> CHALLENGE:
In the entries below, find the lines with the word "page" and copy them.

------ MATERIAL PROVIDED ------

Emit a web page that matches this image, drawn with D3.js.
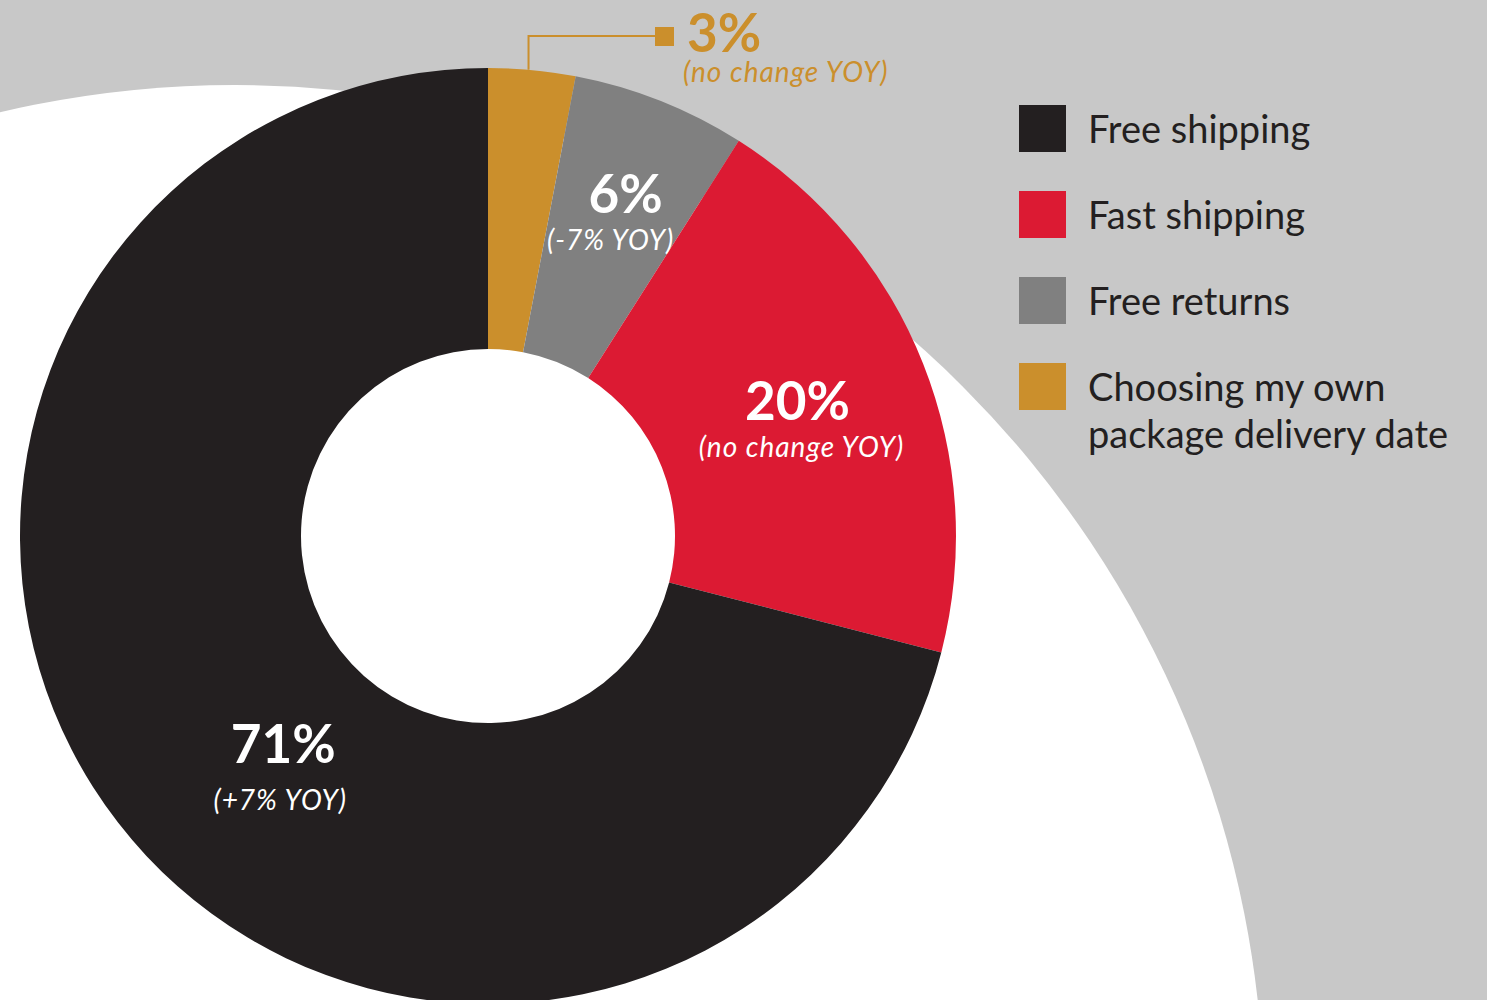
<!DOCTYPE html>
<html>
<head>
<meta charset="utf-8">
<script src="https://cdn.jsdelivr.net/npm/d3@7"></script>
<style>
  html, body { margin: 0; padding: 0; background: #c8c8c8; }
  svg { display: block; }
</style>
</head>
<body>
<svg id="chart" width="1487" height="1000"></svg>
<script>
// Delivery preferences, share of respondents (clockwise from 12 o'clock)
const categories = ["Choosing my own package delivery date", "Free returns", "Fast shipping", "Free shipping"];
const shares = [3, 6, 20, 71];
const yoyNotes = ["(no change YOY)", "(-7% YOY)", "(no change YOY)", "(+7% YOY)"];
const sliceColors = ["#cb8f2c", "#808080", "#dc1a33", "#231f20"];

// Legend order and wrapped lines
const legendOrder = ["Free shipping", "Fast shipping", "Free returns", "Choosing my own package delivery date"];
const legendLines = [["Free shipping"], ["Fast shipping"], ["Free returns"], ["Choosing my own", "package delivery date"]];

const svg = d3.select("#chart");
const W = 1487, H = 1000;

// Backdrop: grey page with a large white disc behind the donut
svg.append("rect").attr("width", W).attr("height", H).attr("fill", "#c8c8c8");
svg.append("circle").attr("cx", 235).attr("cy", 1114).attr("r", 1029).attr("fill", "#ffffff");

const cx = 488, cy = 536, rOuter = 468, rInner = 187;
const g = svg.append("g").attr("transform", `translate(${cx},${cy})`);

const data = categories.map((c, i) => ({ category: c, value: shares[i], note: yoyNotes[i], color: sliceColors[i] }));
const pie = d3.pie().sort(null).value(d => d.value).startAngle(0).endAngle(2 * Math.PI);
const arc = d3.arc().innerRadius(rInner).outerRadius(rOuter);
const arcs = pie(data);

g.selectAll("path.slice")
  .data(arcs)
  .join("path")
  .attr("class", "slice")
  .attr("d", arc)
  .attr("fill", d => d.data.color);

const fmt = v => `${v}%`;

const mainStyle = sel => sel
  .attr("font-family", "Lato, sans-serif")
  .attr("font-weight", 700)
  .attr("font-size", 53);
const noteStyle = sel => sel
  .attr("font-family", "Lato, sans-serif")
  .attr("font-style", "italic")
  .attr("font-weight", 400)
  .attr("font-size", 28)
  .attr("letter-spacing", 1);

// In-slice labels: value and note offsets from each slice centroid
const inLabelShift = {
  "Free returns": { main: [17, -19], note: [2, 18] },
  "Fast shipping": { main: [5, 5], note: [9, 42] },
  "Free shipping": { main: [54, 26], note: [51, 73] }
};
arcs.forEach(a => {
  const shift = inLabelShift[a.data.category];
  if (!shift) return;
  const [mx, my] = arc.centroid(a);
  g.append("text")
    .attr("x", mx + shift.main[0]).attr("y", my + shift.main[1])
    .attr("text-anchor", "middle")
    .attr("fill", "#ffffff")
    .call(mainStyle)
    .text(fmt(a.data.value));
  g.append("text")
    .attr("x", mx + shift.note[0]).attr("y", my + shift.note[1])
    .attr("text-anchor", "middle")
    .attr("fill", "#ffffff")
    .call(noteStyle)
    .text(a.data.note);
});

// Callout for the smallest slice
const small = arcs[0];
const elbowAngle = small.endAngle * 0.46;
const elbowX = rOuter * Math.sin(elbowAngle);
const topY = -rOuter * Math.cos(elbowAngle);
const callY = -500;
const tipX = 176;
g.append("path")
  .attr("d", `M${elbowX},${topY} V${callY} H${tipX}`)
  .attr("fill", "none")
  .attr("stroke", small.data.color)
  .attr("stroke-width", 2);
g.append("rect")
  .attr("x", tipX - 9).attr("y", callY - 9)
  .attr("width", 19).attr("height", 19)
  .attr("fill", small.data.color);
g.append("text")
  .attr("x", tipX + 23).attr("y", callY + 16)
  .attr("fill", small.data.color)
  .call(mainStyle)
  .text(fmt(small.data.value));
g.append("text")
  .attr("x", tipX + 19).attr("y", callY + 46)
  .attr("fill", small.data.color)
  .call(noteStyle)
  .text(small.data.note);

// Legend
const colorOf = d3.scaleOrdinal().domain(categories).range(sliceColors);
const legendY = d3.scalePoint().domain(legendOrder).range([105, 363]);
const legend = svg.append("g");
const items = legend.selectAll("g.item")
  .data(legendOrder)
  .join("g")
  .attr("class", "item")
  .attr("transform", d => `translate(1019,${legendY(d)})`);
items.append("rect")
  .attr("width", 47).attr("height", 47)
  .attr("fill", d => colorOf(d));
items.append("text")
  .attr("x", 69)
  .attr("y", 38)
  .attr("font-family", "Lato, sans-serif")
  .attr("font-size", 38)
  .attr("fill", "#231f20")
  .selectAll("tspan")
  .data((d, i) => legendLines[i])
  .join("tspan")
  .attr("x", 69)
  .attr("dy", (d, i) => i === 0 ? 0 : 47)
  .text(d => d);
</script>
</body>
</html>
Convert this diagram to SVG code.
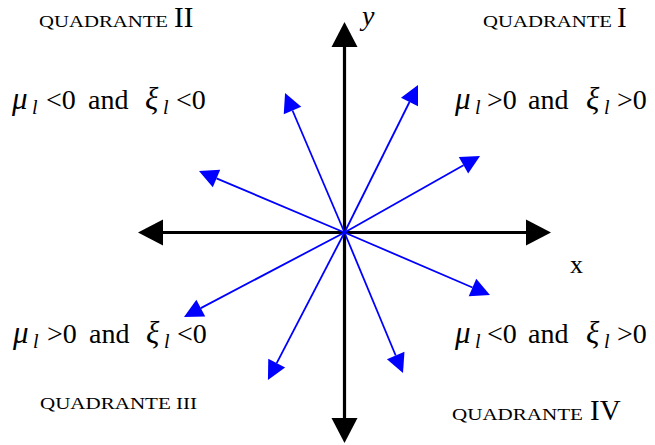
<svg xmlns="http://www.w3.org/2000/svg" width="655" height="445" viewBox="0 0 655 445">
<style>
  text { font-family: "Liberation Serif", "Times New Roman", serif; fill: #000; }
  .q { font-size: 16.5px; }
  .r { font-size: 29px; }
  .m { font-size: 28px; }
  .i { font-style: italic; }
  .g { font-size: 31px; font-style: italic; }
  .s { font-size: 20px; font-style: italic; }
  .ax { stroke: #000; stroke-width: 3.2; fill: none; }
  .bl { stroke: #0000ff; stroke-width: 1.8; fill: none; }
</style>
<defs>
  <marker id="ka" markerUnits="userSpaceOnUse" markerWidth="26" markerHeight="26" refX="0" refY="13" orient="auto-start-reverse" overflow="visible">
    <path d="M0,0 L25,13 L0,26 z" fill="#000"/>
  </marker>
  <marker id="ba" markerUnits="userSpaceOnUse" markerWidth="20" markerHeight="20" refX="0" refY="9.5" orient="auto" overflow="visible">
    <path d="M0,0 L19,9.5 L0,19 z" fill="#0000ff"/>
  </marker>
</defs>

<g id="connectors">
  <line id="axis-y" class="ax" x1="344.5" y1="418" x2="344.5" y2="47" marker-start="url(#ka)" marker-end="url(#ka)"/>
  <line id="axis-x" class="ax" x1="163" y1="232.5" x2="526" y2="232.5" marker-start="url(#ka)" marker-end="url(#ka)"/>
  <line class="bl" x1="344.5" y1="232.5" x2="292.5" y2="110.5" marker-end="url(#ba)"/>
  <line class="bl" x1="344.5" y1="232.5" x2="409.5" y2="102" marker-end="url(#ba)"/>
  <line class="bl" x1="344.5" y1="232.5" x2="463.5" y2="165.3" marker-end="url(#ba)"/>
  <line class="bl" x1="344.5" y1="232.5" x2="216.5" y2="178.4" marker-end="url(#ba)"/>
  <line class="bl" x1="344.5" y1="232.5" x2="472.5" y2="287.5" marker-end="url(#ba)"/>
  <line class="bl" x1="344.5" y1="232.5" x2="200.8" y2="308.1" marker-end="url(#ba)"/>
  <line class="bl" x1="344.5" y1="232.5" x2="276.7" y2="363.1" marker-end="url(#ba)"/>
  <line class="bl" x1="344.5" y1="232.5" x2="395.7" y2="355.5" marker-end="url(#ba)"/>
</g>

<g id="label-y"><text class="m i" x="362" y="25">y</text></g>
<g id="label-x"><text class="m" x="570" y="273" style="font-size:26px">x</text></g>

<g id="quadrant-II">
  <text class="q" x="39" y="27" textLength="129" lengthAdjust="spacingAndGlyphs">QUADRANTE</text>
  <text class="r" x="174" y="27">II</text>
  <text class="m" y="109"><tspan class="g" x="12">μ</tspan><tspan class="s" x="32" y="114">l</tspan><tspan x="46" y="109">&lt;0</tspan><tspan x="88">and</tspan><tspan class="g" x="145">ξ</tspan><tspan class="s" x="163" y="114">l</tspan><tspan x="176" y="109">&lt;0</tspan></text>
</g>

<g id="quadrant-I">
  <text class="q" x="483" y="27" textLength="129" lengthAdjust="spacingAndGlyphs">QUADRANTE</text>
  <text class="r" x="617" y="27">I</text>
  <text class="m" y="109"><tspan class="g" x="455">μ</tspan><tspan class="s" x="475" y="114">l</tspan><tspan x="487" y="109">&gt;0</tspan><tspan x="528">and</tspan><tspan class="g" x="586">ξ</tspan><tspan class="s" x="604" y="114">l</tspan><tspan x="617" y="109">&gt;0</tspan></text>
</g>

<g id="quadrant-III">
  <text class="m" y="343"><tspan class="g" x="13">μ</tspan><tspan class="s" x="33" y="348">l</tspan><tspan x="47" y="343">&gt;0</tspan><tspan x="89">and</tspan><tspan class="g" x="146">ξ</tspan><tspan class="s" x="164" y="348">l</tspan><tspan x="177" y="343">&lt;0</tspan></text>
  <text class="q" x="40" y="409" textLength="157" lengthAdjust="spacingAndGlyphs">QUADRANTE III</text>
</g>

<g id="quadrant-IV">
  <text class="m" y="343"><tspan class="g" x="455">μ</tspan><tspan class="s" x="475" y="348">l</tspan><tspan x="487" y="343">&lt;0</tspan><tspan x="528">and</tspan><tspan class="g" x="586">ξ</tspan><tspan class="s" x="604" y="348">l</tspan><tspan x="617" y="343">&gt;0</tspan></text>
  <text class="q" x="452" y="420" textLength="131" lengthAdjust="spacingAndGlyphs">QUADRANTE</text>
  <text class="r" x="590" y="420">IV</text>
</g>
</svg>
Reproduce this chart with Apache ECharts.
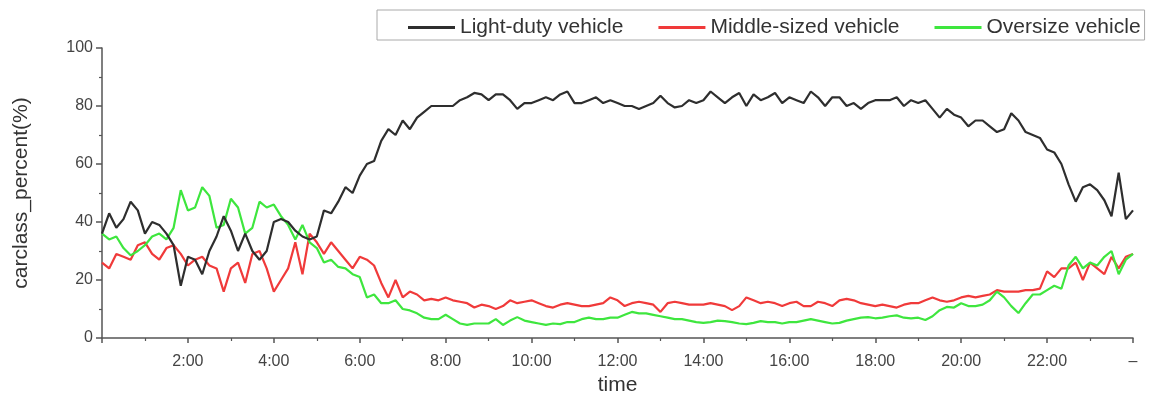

------

> THE REPLY:
Emit a web page that matches this image, drawn with D3.js.
// Backdrop: grey page with a large white disc behind the donut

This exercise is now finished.